В двух словах пересказав услышанное – естественно, только про эпизод со взрывом, остальные слова Воскресенского Морской предпочел не разглашать, – он вспомнил о просьбе больного и умоляюще взглянул на Двойру.
– А еще у него только что на моих глазах был какой-то приступ, – зная о надежности Двойры в подобных делах, Морской решил отчитаться и про просьбу о кефире, и про общее состояние больного и больницы. – Я думаю, аллергическая реакция на капельницу. Сейчас уже получше. Но приступ может повториться. Нужно потребовать антигистамины. Правда, я не знаю у кого.
– Сейчас разберемся! – правильно поняла сигнал Ларочкина мама и, отобрав у Якова подозрительно объемную для одних только фруктов сумку, ринулась в палату, командуя на ходу: – Лариса, ты – со мной!
– Узнав, что случилось, я сделал пару звонков, – проговорил Яков, когда они с Морским остались наедине. – Старик в опасном положении.

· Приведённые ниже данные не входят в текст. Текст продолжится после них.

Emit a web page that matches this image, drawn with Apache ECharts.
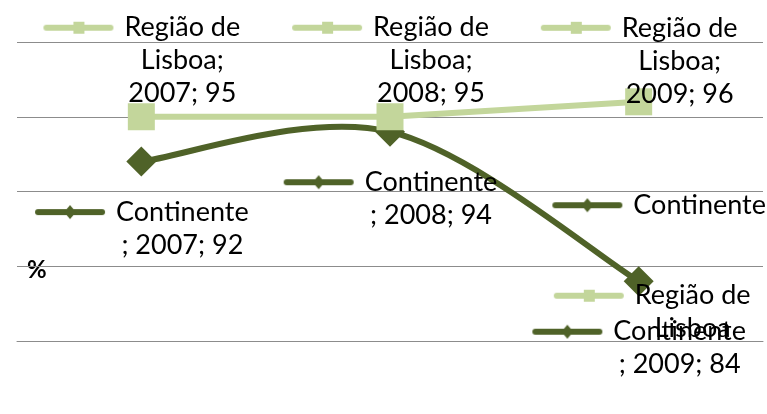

Он был арестован в 37-м, отпущен через два года как бы с оправданием и восстановлением в правах, но таких, как он, сейчас перепроверяют, чтобы в угаре массовых освобождений не проморгать истинных врагов. А этот Воскресенский – тот еще фрукт – словно нарочно напрашивается. Пытается вести какую-то никому не нужную борьбу за восстановление адвокатских частных практик и справедливость суда, которая якобы у нас страдает. Лишь бы покритиковать! Я точно знаю, что Колю послали не арестовать старика, а просто доставить для беседы. Немного напугать похожестью на новый арест, а там просто сделать внушение, чтобы прекращал вредительства. На международной арене сейчас совсем не то положение, чтобы можно было тратить силы на споры внутри страны. Сам понимаешь… А старик – не понимает. Лариса дружит с его дочерью, и мне бы не хотелось, чтобы адвокат наломал дров, когда его таки приведут на беседу. Ты же видишь сам – ведомственная больница, благоустроенная палата – это все не так просто. Это заявление, мол, мы вам зла не желаем, и если осознаете, что сейчас не время строчить жалобы, то будет вам достойная старость.